For a number of years now, nearly a decade, I’ve been saving files for backup and archival on to optical media. In the early 2000’s, I was using CD-Rs as my primary backup media and more recently, I’ve been using DVD-Rs. In recent years, I’ve mostly been concerned with archiving my photos. With two little ones at home, I tend to take a lot of pictures, and I’d like to keep those around.
In fact, just the other day, I came across a backup CD from 2000. The label was something descriptive like, August 2000 Backup, so I put it in my MacBook and it loaded right up. By the way, lots of useless crap on that CD. I have no idea why I thought I needed to archive that stuff… But at least the CD was still in good working order. Good news, right?
Not so fast my friends…
I was reading through some threads this morning on a Mac that were talking about interesting ways to create contact sheets for DVDs that contain lots of archived photos. One of the comments pointed to a New York Times blog about the shelf life of optical media, stating that many low end DVDs have a shelf life of less than 5 years. Yikes!
Now, in my mind, the New York Times doesn’t have the best record when it comes to the telling the whole story, or in some cases, the truth at all… So I set out to do a bit research to see just how long I could expect my newly imprinted DVDs to last.
The US Government has some interesting information about using optical media to temporarily store data. There are several links at the bottom of that FAQ that are also worth while.
One of the studies, Using CDs for Data Storage, is definitely worth while. It only talks about compact discs, but it is somewhat reassuring.
According to the National Media Laboratory’s findings, CDs could be relied on for data storage for at least five years, and that the best quality CDs could provide reliable data storage for at least 50 years.
That’s better news… At least for the useless crap I backed-up to CD back in the day. The study above doesn’t talk about DVDs and that’s what we’re all using today, so the search continued.

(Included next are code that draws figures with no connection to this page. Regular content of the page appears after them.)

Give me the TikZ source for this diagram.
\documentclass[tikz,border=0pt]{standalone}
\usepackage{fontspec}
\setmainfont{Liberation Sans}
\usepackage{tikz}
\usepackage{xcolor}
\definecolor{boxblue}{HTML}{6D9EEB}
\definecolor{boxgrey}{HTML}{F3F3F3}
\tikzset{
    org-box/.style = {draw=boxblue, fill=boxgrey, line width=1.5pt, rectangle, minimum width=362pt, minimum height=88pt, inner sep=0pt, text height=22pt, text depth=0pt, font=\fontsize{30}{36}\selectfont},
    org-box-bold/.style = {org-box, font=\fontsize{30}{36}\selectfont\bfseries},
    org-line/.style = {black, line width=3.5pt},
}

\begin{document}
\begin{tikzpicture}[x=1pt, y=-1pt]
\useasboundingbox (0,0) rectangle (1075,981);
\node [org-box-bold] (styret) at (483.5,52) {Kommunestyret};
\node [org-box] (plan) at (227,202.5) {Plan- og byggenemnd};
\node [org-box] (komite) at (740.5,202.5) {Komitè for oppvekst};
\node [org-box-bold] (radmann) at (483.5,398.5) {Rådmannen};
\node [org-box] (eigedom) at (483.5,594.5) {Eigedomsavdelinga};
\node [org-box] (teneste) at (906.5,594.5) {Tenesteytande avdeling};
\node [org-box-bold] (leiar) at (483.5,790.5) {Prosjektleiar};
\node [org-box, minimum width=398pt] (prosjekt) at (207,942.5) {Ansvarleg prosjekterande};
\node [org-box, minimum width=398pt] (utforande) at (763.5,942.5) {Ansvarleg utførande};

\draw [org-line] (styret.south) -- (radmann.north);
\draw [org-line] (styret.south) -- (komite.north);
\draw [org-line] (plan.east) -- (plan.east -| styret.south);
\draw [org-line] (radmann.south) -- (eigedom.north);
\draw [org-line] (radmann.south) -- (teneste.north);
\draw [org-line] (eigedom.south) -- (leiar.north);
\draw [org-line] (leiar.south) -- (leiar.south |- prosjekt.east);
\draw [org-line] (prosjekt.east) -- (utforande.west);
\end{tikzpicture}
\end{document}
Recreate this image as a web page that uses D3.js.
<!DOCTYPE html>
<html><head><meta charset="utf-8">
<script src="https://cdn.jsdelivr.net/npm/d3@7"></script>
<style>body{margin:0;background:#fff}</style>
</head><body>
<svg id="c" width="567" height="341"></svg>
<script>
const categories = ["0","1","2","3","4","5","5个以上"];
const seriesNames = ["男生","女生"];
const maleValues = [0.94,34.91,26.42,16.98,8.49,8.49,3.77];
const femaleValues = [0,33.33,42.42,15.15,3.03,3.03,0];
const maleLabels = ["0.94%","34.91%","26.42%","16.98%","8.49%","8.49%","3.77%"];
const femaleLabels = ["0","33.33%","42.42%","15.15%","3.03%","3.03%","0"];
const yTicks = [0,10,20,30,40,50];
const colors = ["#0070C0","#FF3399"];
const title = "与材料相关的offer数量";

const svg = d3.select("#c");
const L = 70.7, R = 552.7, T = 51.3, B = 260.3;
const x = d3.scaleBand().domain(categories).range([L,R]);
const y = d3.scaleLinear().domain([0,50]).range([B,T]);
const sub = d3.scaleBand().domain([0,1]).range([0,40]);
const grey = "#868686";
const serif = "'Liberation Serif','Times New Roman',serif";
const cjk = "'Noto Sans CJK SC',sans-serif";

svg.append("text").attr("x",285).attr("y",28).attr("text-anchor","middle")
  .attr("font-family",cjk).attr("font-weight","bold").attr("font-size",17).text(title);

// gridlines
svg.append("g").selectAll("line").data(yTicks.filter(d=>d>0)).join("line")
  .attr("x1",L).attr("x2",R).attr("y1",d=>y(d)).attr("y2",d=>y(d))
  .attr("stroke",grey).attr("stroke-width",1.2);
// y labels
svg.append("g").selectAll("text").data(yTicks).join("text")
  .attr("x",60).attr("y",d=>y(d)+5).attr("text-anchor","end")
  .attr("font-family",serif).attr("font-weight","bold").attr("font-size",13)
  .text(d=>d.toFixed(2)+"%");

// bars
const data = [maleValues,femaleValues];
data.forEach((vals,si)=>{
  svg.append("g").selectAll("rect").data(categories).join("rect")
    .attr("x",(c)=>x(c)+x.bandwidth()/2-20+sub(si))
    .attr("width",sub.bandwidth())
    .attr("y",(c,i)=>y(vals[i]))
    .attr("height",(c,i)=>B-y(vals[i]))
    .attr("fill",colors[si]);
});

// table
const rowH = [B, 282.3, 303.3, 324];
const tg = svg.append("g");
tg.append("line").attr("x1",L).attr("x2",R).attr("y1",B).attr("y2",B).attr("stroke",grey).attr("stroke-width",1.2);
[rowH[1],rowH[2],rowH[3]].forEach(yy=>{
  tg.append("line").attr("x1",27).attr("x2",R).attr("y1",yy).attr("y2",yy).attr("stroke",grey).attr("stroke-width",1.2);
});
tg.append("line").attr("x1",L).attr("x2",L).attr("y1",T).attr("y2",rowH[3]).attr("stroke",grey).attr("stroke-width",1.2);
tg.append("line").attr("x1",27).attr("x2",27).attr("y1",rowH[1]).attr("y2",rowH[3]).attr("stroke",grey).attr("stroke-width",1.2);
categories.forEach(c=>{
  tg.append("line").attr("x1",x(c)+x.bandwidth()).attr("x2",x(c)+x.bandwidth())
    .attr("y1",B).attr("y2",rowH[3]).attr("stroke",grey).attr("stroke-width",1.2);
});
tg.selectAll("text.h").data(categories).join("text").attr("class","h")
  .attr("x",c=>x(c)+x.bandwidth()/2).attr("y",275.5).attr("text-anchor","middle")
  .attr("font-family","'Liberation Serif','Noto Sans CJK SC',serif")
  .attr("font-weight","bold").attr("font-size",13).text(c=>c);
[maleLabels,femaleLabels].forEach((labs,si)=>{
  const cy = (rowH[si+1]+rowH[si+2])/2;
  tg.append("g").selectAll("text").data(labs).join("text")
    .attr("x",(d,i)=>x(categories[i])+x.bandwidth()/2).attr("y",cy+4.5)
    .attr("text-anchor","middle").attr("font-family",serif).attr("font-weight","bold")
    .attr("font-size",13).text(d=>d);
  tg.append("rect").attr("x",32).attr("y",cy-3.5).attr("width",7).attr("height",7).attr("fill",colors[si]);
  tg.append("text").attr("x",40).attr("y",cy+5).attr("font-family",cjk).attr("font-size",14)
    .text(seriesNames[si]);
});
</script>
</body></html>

Seeing how Wikipedia is the destination for all knowledge today, I decided to poke around there to see what I could find. At last, something reassuring about all those DVDs filled with family pictures.
Per Wikipedia (link):
According to the Optical Storage Technology Association (OSTA), “manufacturers claim life spans ranging from 30 to 100 years for DVD, DVD-R and DVD+R discs and up to 30 years for DVD-RW, DVD+RW and DVD-RAM”, although a manufacturer of 24-karat gold-based DVDs claims lifespans of up to 300 years.
The life span of a written disc depends upon a number of factors including such things as the intrinsic properties of the materials used in the disc’s construction, the quality of its manufacture, how well it is recorded and the way it has been handled and stored.
In plain English, I read that as, “the life span of your DVD depends”, or “we really don’t want to commit to a specific time frame”, but thank you for buying…
I was talking with Jim while I was doing the research to write this up. He had a great idea for extending the life of your DVD media.
Store the DVD in a jewel case, then use one of those vacuum packed food storage bags to hold the jewel cases.
Yeah, I’ll get right on that.
You know, I learned something today.
- Take good care of the optical media you use.
- Buy high quality DVDs and/or CDs (stop buying the $4 for 100 CD spindles!)
- Disc Rot is a thing of the past (proof)
- Properly handled DVDs should last at least 5 years and likely much longer than that.
- No solution lasts forever… You’re going to have to move those archives to some new media at some point.